The irony in question? Primarily that at the time The Big Break was in its Golf Channel heyday, most of the Good Good gang wasn’t old enough to watch it.

Still, the news is good for lifelong fans of the show (or more recent fans of one of YouTube golf’s most prominent brands): The Big Break has been greenlit by Golf Channel executives to return to audiences in late 2026, and Good Good is at the center of the operation.

According to a press release announcing the return, Golf Channel and Good Good will combine to produce a new edition of the longtime reality TV show, with a sponsor’s exemption into next November’s newly announced Good Good Championship (a PGA Tour fall series event) on the line for the winner.

To date, The Big Break remains Golf Channel’s most notable success in the world of original programming — a reality TV series that ran for a record 23 seasons from 2003 to 2015 and helped birth the careers of several notable golf figures, including Tony Finau. The new edition of the reality show will feature a heavy dose of Golf Channel’s content partners at Good Good golf, the 2-million-subscriber YouTube channel and merchandise monolith.

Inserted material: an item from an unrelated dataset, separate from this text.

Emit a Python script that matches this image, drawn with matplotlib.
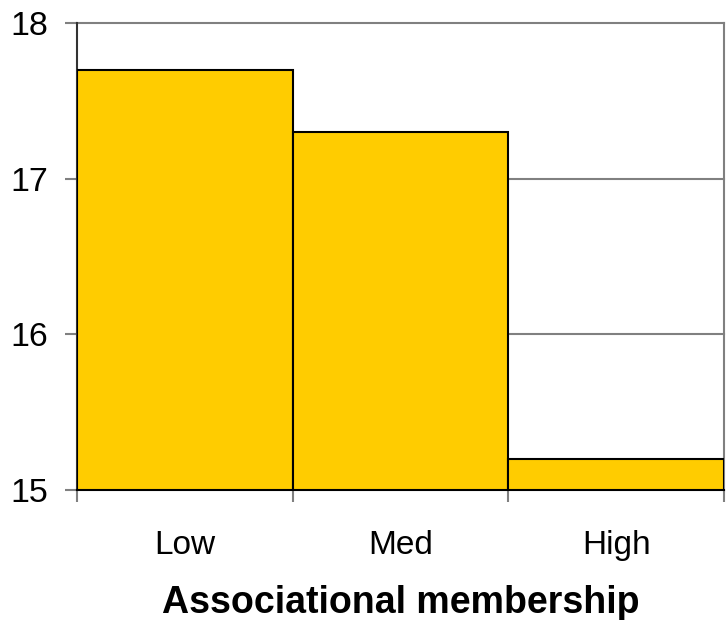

Good Good and Golf Channel signed a content partnership in 2024 that has seen a host of new programming come to the network via the YouTube channel, though to date the partnership has focused more on one-off events than recurring series’ like Big Break.

I've got a bit of a personal connection to this show, because during my Willow Ridge days one of the aspiring pros there got a gig on Big Break ate The Greenbrier.  In fact, I was with him when he received the call telling him he was in,.

But I always thought that watching aspiring professional golfers choke up a storm should have been much better television than they made it out to be.  Hopefully the YouTubers can help them make it more appealing.  Honestly, to me this should be of greater interest than the TGL, just because those guys just don't hit enough bad shots.  Well, except for Kevin Kisner.

That will have to do for today, boys and girls.  Still not planning too much blogging, but I will try not to ghost you again as I've done for the last 10-12 days.  No hard feelings?